In current assessments of the artist’s life, a tendency has arisen to idolize this “internal exile” position taken up by Visvaldis Ziediņš as non-conformism, and to interpret it as an individual protest against the regime of the time and its cultural policies. It seems that this is, however, a mistaken evaluation. Ziediņš has never been a fighter against the oppression of the regime, he has never openly confronted it or truly challenged it, as was done by similar contemporaries in Moscow, for example, where a truly bitter underground and a radical non-conformism, persecuted by the regime, existed. At the time, but especially from the end of the 1960s, we find the seemingly out-of-favour expressions of “formalism” quite widely present in the works of many of his Latvian contemporaries. Often its spread had quite an official character, with legal arenas as well as a broad range of supporters. It’s difficult bring oneself to describe those, for example, who were at the time considered honoured Soviet Latvian artists and highly respected in society (in official society too), though quite modernist authors like Kurts Fridrihsons, Boriss Bērziņš, Jānis Pauļuks, Rūdolfs Pinnis, Ilmārs Blumbergs... as being conformist. And it’s hard to believe that the teaching staff working at the Soviet Academy of Art in Latvia, and among them the forward looking ones, would not have been able to teach anything.

Therefore it seems that Ziediņš’ non-conformist pose should really be seen in the context of his entire life, not as a proud stand and uncompromising adherence to principle, but rather as a dramatic mistake. This extremism by the artist, the rather naïve assumption of a position and isolationism triggered by the romanticism and maximalism of youth, was costly for Latvia’s culture – the waste of a great talent. Although now it has been very pleasant to relish the newly discovered “exotica” in this huge exhibition. But, in looking over the unique range of works, with sorrow one detects something sad: in it all there are very few works which develop beyond the stage of artistic ideas and conceptual designs. We are convinced about the powerful creative potential, yet its Great Transformation into more ambitious works of art, which would have burst onto the public arena, didn’t follow. It’s like a farmer’s refusal to sow his fields because the weather isn’t good at the moment, and instead, just making do with some test cases grown in flowerpots.

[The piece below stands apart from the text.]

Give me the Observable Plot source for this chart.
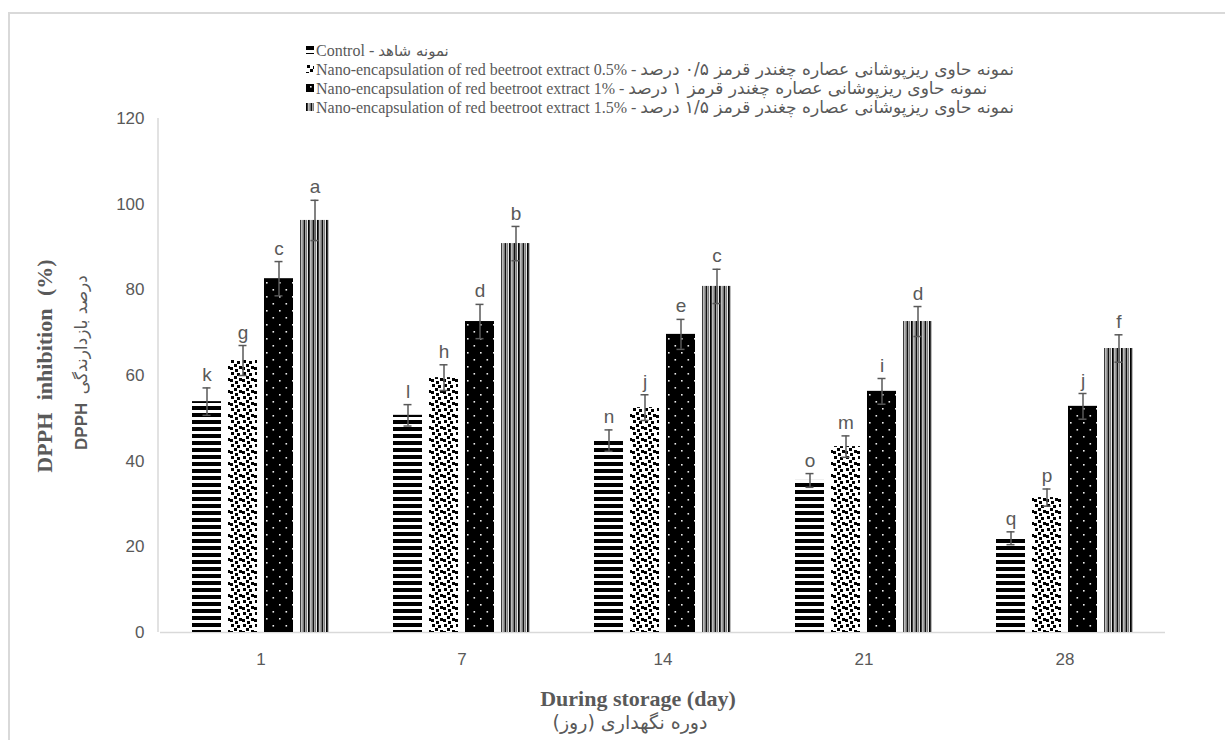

So many of Ziediņš’ like-minded contemporaries, after identical doubts and ups and downs, continued to fight in the open “battlefields”. They found a way of acknowledging the principle of contemporary art in Latvian culture and to achieve respect, attention and distinction independently of the opposition or the benevolence of the political climate, and without whining references to Soviet totalitarianism.
Visvaldis Ziediņš. Bucket. Cardboard, metal bucket and oil. 37x26x3 cm. 1981
Publicity photo
It is true, though – all of those (especially the responsible cultural administrative powers that be in the city of Liepāja) who should be made aware of the value of Ziediņš’ work, could still significantly correct the lot of his misfortune of fate mentioned. This artist is the pride of Liepāja, and also a national treasure. And many of his works almost “demand” that they should be placed in public spaces as monumental sculptural creations, installations and paintings, which would definitely bring joy not just locally to the city and Latvia, but also wider international fame, and would suitably immortalize the name of an outstanding citizen of Liepāja as well. A similar practice has been implemented in many places around the world. For example, the monumentalization of a Pablo Picasso statuette in fifteen metre reinforced concrete in Kristinehamn, Sweden, which is now the largest modernist sculpture in the world rooted in the classic artist’s concept.

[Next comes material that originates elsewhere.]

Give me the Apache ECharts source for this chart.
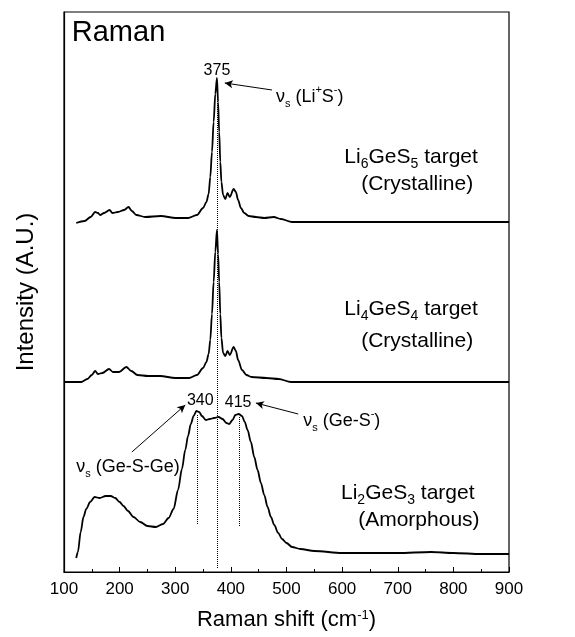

It seems that in assessments of our art rebels and “storm petrels”, a higher level of responsibility could be set at times and we shouldn’t allow ourselves illusory conclusions which provoke a certain local-patriotic euphoria: look, he was so radical and original, and should be up there among the many other great pioneers and famous trailblazers of world art. These kinds of thoughts were occasionally suggested by the not-completely-appropriate references to apparently likeminded classic artists such as Jonas Mekas, Wolf Vostell, Nam June Paik, Salvador Dali, Joseph Beuys and others that were woven into the exposition commentary. It seems, however, that our Latvia’s own small “flowering beauty” is still sufficient and valuable in itself, without having to reinforce and justify it even more by comparison with the striking flora of the Western cultural garden. The fighters’ “weight categories” here aren’t equal. The major Western classic artists undertook their historic mission (or had already completed it) with great flourish in an open and free society, but our hero was restricted to remaining in and soaking up the oxygen-rations of ideas which flowed into the available field of information (or even – into a locked cell). The stout Westerners were fortunate to be almost industrial scale disseminators of ideas with large harvests, but our Visvaldis Ziediņš – a tester, investigator, searcher, thinker...

The great wonder as revealed by Visvaldis Ziediņš’ exhibition at exhibition hall Arsenāls is a testimony to the delicate expressions of a sensitive soul, as well as the burgeoning and productive activity of an outstandingly enterprising and free spirit at a time and place where nothing really should have been flourishing at all.

P. S. Additional food for thought: of the 99 achievements mentioned in Latvia’s Cultural Canon, nearly 39% were created under the conditions of Soviet totalitarianism and another 28% under the Russian Empire. The harder the times, the more energetic the Latvians have been? Or maybe the devil isn’t as black as he’s made out to be?